You're right to be concerned, but I think the risk is built into the stock price.
The PE firm bought the refinery in late 2010 for $ 600 MM. By the time of the IPO, it owned 75 MM units of NTI with a net cost of only $ 120 MM, or about $ 1.75 per share. They were willing to sell units at $ 14 in the IPO, and they aren't philanthropic; maybe that was a few dollars less than they wanted, but that's all.
Since then. they have shown a willingness to sell units at $ 24 and $ 26. They still own about 50 MM units. So if NTI moves up, you should expect that they will continue to sell. As a PE firm, they are not going to hold forever.
I was surprised they didn't sell more units when NTI broke $ 30, but that price didn't last long enough to get another secondary done, probably.
The risk is whether they are willing to sell at lower prices. Based on the IPO pricing and the huge profit they have already made on NTI, I wouldn't be surprised at additional sales in the low $ 20s, if the price drops.
Similar risk for CVRR. But I think part of the reason you can buy NTI for $ 24.50 today is that people expect additional sales. So I think the risk is priced in.
BTW, CLMT (which I also own) is completely different. CLMT has been issuing new units to pay for refineries that it has been biuying. NTI isn't getting the proceeds of its secondaries - they are sales by the controlling unit holder.
a "secondary" by definition adds shares to the total number. there have been no shares added to NTI float since the IPO. The PE selling shares is no different than you selling shares. No devaluation or dilution occurs when they sell their shares just like none occurs when you sell your shares.

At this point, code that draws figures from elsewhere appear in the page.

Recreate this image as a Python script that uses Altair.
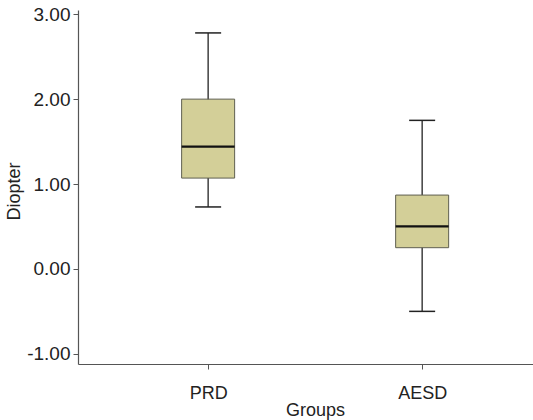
import altair as alt
import pandas as pd

groups = ["PRD", "AESD"]
whisker_low = [0.73, -0.50]
q1 = [1.07, 0.25]
median = [1.44, 0.50]
q3 = [2.00, 0.87]
whisker_high = [2.78, 1.75]

df = pd.DataFrame({
    "Groups": groups,
    "lo": whisker_low,
    "q1": q1,
    "med": median,
    "q3": q3,
    "hi": whisker_high,
})

FONT = "Liberation Sans"
xscale = alt.Scale(type="point", domain=groups, padding=0.563, align=0.54)
yscale = alt.Scale(domain=[-1.12, 3.05], nice=False, zero=False)

xenc = alt.X("Groups:N", scale=xscale, sort=groups,
             axis=alt.Axis(title="Groups", labelAngle=0, labelFontSize=18,
                           labelBaseline="alphabetic", labelPadding=29,
                           titleX=237, titleY=51, titleBaseline="alphabetic",
                           titleAnchor="middle", titleAlign="center"))
base = alt.Chart(df)

whisker = base.mark_rule(color="#222222", strokeWidth=1.3).encode(
    x=xenc,
    y=alt.Y("lo:Q", scale=yscale,
            axis=alt.Axis(title="Diopter", values=[-1, 0, 1, 2, 3],
                          labelExpr="datum.value < 0 ? '-' + format(-datum.value, '.2f') : format(datum.value, '.2f')",
                          labelFontSize=19, labelPadding=3,
                          titleX=-64, titleY=181, titleAngle=-90,
                          titleAlign="center", titleBaseline="middle")),
    y2="hi:Q",
)
box = base.mark_bar(size=53, color="#d3cf98", stroke="#5f5f50", strokeWidth=1, opacity=1).encode(
    x=xenc, y=alt.Y("q1:Q", scale=yscale), y2="q3:Q"
)
med = base.mark_tick(size=53, thickness=2.2, color="#111111", opacity=1).encode(
    x=xenc, y=alt.Y("med:Q", scale=yscale)
)
cap_lo = base.mark_tick(size=26, thickness=1.5, color="#222222", opacity=1).encode(
    x=xenc, y=alt.Y("lo:Q", scale=yscale)
)
cap_hi = base.mark_tick(size=26, thickness=1.5, color="#222222", opacity=1).encode(
    x=xenc, y=alt.Y("hi:Q", scale=yscale)
)

chart = alt.layer(whisker, box, med, cap_lo, cap_hi).properties(
    width=455, height=354,
    autosize=alt.AutoSizeParams(type="none"),
    padding={"left": 78, "top": 10, "right": 0, "bottom": 56},
).configure_view(stroke=None).configure_axis(
    grid=False, domainColor="#555555", tickColor="#555555", tickSize=5,
    labelFont=FONT, titleFont=FONT, titleFontSize=18,
    labelColor="#222222", titleColor="#222222", titleFontWeight="normal",
    domainWidth=1.2,
)

chart.save("out.html", embed_options={"renderer": "svg", "actions": False})
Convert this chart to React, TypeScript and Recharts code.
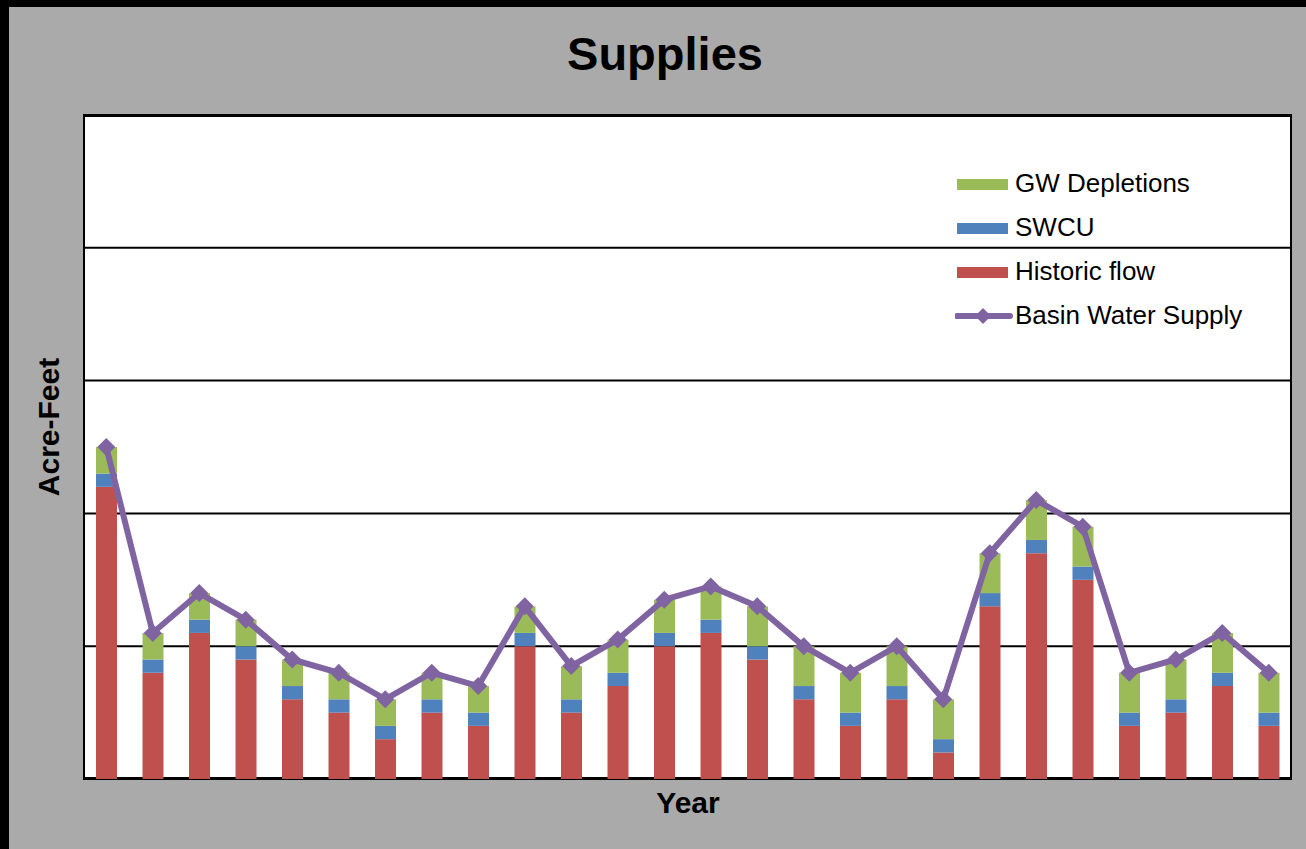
import { ComposedChart, Bar, Line, XAxis, YAxis, CartesianGrid } from "recharts";

const years = [
  "1982", "1983", "1984", "1985", "1986", "1987", "1988", "1989", "1990",
  "1991", "1992", "1993", "1994", "1995", "1996", "1997", "1998", "1999",
  "2000", "2001", "2002", "2003", "2004", "2005", "2006", "2007",
];
const historicFlow = [22, 8, 11, 9, 6, 5, 3, 5, 4, 10, 5, 7, 10, 11, 9, 6, 4, 6, 2, 13, 17, 15, 4, 5, 7, 4];
const swcu = [1, 1, 1, 1, 1, 1, 1, 1, 1, 1, 1, 1, 1, 1, 1, 1, 1, 1, 1, 1, 1, 1, 1, 1, 1, 1];
const gwDepletions = [2, 2, 2, 2, 2, 2, 2, 2, 2, 2, 2.5, 2.5, 2.5, 2.5, 3, 3, 3, 3, 3, 3, 3, 3, 3, 3, 3, 3];
const basinSupply = [25, 11, 14, 12, 9, 8, 6, 8, 7, 13, 8.5, 10.5, 13.5, 14.5, 13, 10, 8, 10, 6, 17, 21, 19, 8, 9, 11, 8];
const yTicks = [0, 10, 20, 30, 40, 50];

const RED = "#c0504d";
const BLUE = "#4f81bd";
const GREEN = "#9bbb59";
const PURPLE = "#8064a2";
const FONT = "'Liberation Sans', Arial, sans-serif";

const data = years.map((year, i) => ({
  year,
  historic: historicFlow[i],
  swcu: swcu[i],
  gw: gwDepletions[i],
  basin: basinSupply[i],
}));

const legendItems = [
  { label: "GW Depletions", color: GREEN, kind: "bar" },
  { label: "SWCU", color: BLUE, kind: "bar" },
  { label: "Historic flow", color: RED, kind: "bar" },
  { label: "Basin Water Supply", color: PURPLE, kind: "line" },
];

function Diamond(props: any) {
  const { cx, cy, index } = props;
  if (cx == null || cy == null) return <g key={index} />;
  const r = 9;
  return (
    <polygon
      key={index}
      points={`${cx},${cy - r} ${cx + r},${cy} ${cx},${cy + r} ${cx - r},${cy}`}
      fill={PURPLE}
    />
  );
}

export default function App() {
  return (
    <div style={{ position: "absolute", left: 0, top: 0, width: 1306, height: 849, background: "#000", overflow: "hidden" }}>
      <div style={{ position: "absolute", left: 9, top: 7, width: 1297, height: 842, background: "#aaaaaa" }} />
      <div
        style={{
          position: "absolute", left: 83, top: 115, width: 1209, height: 664,
          background: "#fff", border: "2px solid #000", boxSizing: "border-box",
        }}
      />
      <div
        style={{
          position: "absolute", left: 465, top: 30, width: 400, textAlign: "center",
          fontFamily: FONT, fontWeight: "bold", fontSize: 47, lineHeight: "47px", color: "#000",
        }}
      >
        Supplies
      </div>
      <div
        style={{
          position: "absolute", left: 588, top: 788, width: 200, textAlign: "center",
          fontFamily: FONT, fontWeight: "bold", fontSize: 30, lineHeight: "30px", color: "#000",
        }}
      >
        Year
      </div>
      <div
        style={{
          position: "absolute", left: -101, top: 412, width: 300, height: 30, textAlign: "center",
          fontFamily: FONT, fontWeight: "bold", fontSize: 30, lineHeight: "30px", color: "#000",
          transform: "rotate(-90deg)",
        }}
      >
        Acre-Feet
      </div>
      <div style={{ position: "absolute", left: 0, top: 0 }}>
        <ComposedChart
          width={1306}
          height={849}
          data={data}
          margin={{ top: 115, left: 83, right: 14, bottom: 70 }}
        >
          <CartesianGrid vertical={false} stroke="#000" strokeWidth={2} />
          <XAxis dataKey="year" hide />
          <YAxis hide domain={[0, 50]} ticks={yTicks} />
          <Bar dataKey="historic" stackId="s" fill={RED} barSize={21} isAnimationActive={false} />
          <Bar dataKey="swcu" stackId="s" fill={BLUE} barSize={21} isAnimationActive={false} />
          <Bar dataKey="gw" stackId="s" fill={GREEN} barSize={21} isAnimationActive={false} />
          <Line
            dataKey="basin"
            stroke={PURPLE}
            strokeWidth={6}
            dot={Diamond}
            activeDot={false}
            isAnimationActive={false}
          />
        </ComposedChart>
      </div>
      <div style={{ position: "absolute", left: 955, top: 161 }}>
        {legendItems.map((item) => (
          <div key={item.label} style={{ display: "flex", alignItems: "center", height: 44 }}>
            <svg width={58} height={20} style={{ display: "block" }}>
              {item.kind === "bar" ? (
                <rect x={2} y={6} width={51} height={11} fill={item.color} />
              ) : (
                <g>
                  <line x1={2} y1={11} x2={55} y2={11} stroke={item.color} strokeWidth={6} strokeLinecap="round" />
                  <polygon points="28,3 36,11 28,19 20,11" fill={item.color} />
                </g>
              )}
            </svg>
            <span style={{ marginLeft: 2, fontFamily: FONT, fontSize: 26, color: "#000", whiteSpace: "nowrap" }}>
              {item.label}
            </span>
          </div>
        ))}
      </div>
    </div>
  );
}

Watch the Vanguard (VNR) model. Right now is a great time to buy producing assets. So they sell stock and buy production, that equates to more dividends and continuing dividend growth. At the end of the day it's a wash. The questions is WHEN? If then are selling stock to buy production when production is cheap (like now) it's a good move. If they do it to buy when production capacity is expensive, it's a bad move. Excellent article on Seeking Alpha about this very issue today.